Funds hang on to Resilient
MANIPULATION: GROUP DENIES ANY WRONGDOING
The first quarter was catastrophic for investment funds heavily backing the group.
Investors stick by group of companies despite it facing on-going probes by the JSE.
Although the first quarter (Q1) turned out to be catastrophic for investment funds heavily backing the Resilient companies – including Resilient, Greenbay, Nepi Rockcastle and Fortress – many are still hanging on to their major positions.
For years, funds backing Resilient companies outperformed the benchmark FTSE/SA Listed Property Index (Sapy) and dominated unit trust performance tables.
However, top-rated funds are likely to underperform in 2018 given the tumultuous start to the year. The real estate stock rally came to a spectacular end in 2018’s Q1 – with the Sapy index slumping 21.47% and delivering negative total returns of 19.35%.
The unprecedented selloff in Resilient companies’ share prices, on the back of allegations that they use questionable accounting policies and related parties to artificially boost dividend payments, has weighed heavily on the sector.
Resilient has denied any wrongdoing.
Fears that Resilient companies might be the next Steinhoff have placed its shares in the losers pile, with Resilient plunging 66.9%, Fortress B shares 71.8%, Greenbay Properties 60.8%, and Nepi Rockcastle 46.2%.
Investment funds with large exposures to Resilient companies – as large as between 30% to over 50% at end December – have taken a massive hit.
Government pensioners are also feeling the heat, as the Public Investment Corporation (PIC) has pencilled in losses as it is the single biggest shareholder in Resilient, Fortress, Nepi Rockcastle and Greenbay companies.
Two of 2017’s top-performing real estate funds (both delivering returns of over 20%), Metope MET Property Fund and Absa Property Equity Fund, were Q1’s worst performers.
Resilient companies, including Fortress, Greenbay and Nepi Rockcastle, feature in Metope Investment Managers and Absa’s top six holdings, with a combined weighting of about 50% and 44.5%, respectively. Resilient also features in their top holdings.

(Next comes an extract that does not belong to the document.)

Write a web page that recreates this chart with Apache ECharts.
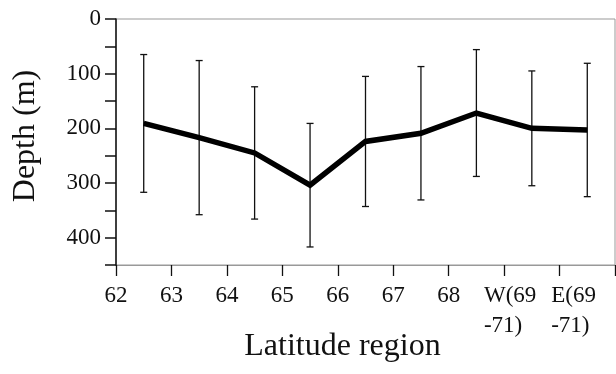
<!DOCTYPE html>
<html>
<head>
<meta charset="utf-8">
<script src="https://cdn.jsdelivr.net/npm/echarts@6/dist/echarts.min.js"></script>
<style>
html,body{margin:0;padding:0;background:#fff;}
#c{width:616px;height:374px;}
</style>
</head>
<body>
<div id="c"></div>
<script>
const categories = ['62', '63', '64', '65', '66', '67', '68', 'W(69\n-71)', 'E(69\n-71)'];
const meanDepth = [191, 217, 245, 304, 224, 209, 172, 200, 203];
const sdDepth = [126, 141, 121, 113, 119, 122, 116, 105, 122];
const yTicks = [0, 100, 200, 300, 400];

const FONT = '"Liberation Serif", "Times New Roman", serif';
const lineData = meanDepth.map((v, i) => [i + 0.5, v]);
const errData = meanDepth.map((v, i) => [i + 0.5, v - sdDepth[i], v + sdDepth[i]]);

const chart = echarts.init(document.getElementById('c'), null, {renderer: 'canvas'});
chart.setOption({
  animation: false,
  backgroundColor: '#fff',
  grid: {left: 116, right: 1, top: 19, bottom: 109, show: true, borderColor: '#999', borderWidth: 1,
         containLabel: false, outerBoundsMode: 'none'},
  xAxis: {
    type: 'value', min: 0, max: categories.length, interval: 1, position: 'bottom',
    name: 'Latitude region', nameLocation: 'middle', nameGap: 66, nameMoveOverlap: false,
    nameTextStyle: {fontFamily: FONT, fontSize: 32, color: '#111', padding: [0, 46, 0, 0]},
    axisLine: {show: true, onZero: false, lineStyle: {color: '#999', width: 1}},
    axisTick: {show: true, length: 11, lineStyle: {color: '#111', width: 1.3}},
    splitLine: {show: false},
    axisLabel: {
      margin: 16, fontFamily: FONT, fontSize: 23, color: '#111', lineHeight: 30,
      showMaxLabel: true,
      formatter: function (v) {
        const c = categories[v];
        if (c === undefined) return '';
        if (c.indexOf('W') === 0) return '{w|' + c + '}';
        if (c.indexOf('E') === 0) return '{e|' + c + '}';
        return c;
      },
      rich: {
        w: {fontFamily: FONT, fontSize: 23, color: '#111', lineHeight: 30, align: 'left', padding: [0, 0, 0, 12]},
        e: {fontFamily: FONT, fontSize: 23, color: '#111', lineHeight: 30, align: 'left', padding: [0, 0, 0, 28]}
      }
    }
  },
  yAxis: {
    type: 'value', inverse: true, min: 0, max: 450, interval: 50,
    name: 'Depth (m)', nameLocation: 'middle', nameGap: 74, nameMoveOverlap: false,
    nameTextStyle: {fontFamily: FONT, fontSize: 32, color: '#111', padding: [0, 0, 0, 12]},
    axisLine: {show: true, onZero: false, lineStyle: {color: '#111', width: 1.5}},
    axisTick: {show: true, length: 11, lineStyle: {color: '#111', width: 1.5}},
    splitLine: {show: false},
    axisLabel: {
      margin: 15, fontFamily: FONT, fontSize: 23, color: '#111',
      formatter: function (v) { return yTicks.indexOf(v) >= 0 ? String(v) : ''; }
    }
  },
  series: [
    {
      type: 'custom',
      data: errData,
      z: 2,
      renderItem: function (params, api) {
        const x = api.value(0);
        const lo = api.coord([x, api.value(1)]);
        const hi = api.coord([x, api.value(2)]);
        const w = 3.5;
        const st = {stroke: '#111', lineWidth: 1.3};
        return {
          type: 'group',
          children: [
            {type: 'line', shape: {x1: lo[0], y1: lo[1], x2: hi[0], y2: hi[1]}, style: st},
            {type: 'line', shape: {x1: lo[0] - w, y1: lo[1], x2: lo[0] + w, y2: lo[1]}, style: st},
            {type: 'line', shape: {x1: hi[0] - w, y1: hi[1], x2: hi[0] + w, y2: hi[1]}, style: st}
          ]
        };
      }
    },
    {
      type: 'line',
      data: lineData,
      z: 3,
      symbol: 'none',
      lineStyle: {color: '#000', width: 5.5, join: 'miter'}
    }
  ]
});
</script>
</body>
</html>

For now, both are sticking by Resilient, despite it facing on-going investigations by the Financial Sector Conduct Authority (former FSB) and JSE into share price manipulation.
“The Resilient stable of companies’ own quality assets, have strong management teams, and are defensively managed with regards to mitigating interest and currency risks to income,” said Metope’s Liliane Barnard.
For Absa’s Fayyaz Mottiar, it’s about investing in Resilient companies for the long term, through the volatility.
Absa began reducing its holdings in Nepi Rockcastle (from over 20% to 13.3% at end December 2017) and Greenbay (from 10% to 7.7%) over valuations. However, it maintains its holdings in Resilient and Fortress.
“What is concerning … is that a group of hedge funds, long-only funds, and a bank allegedly colluded to actively bring these prices down whilst using social media and conventional media to drive sentiment,” Mottiar said in a note.
“This coordinated attack by a group of hedge funds has permanently changed the price determining the ability of the market.”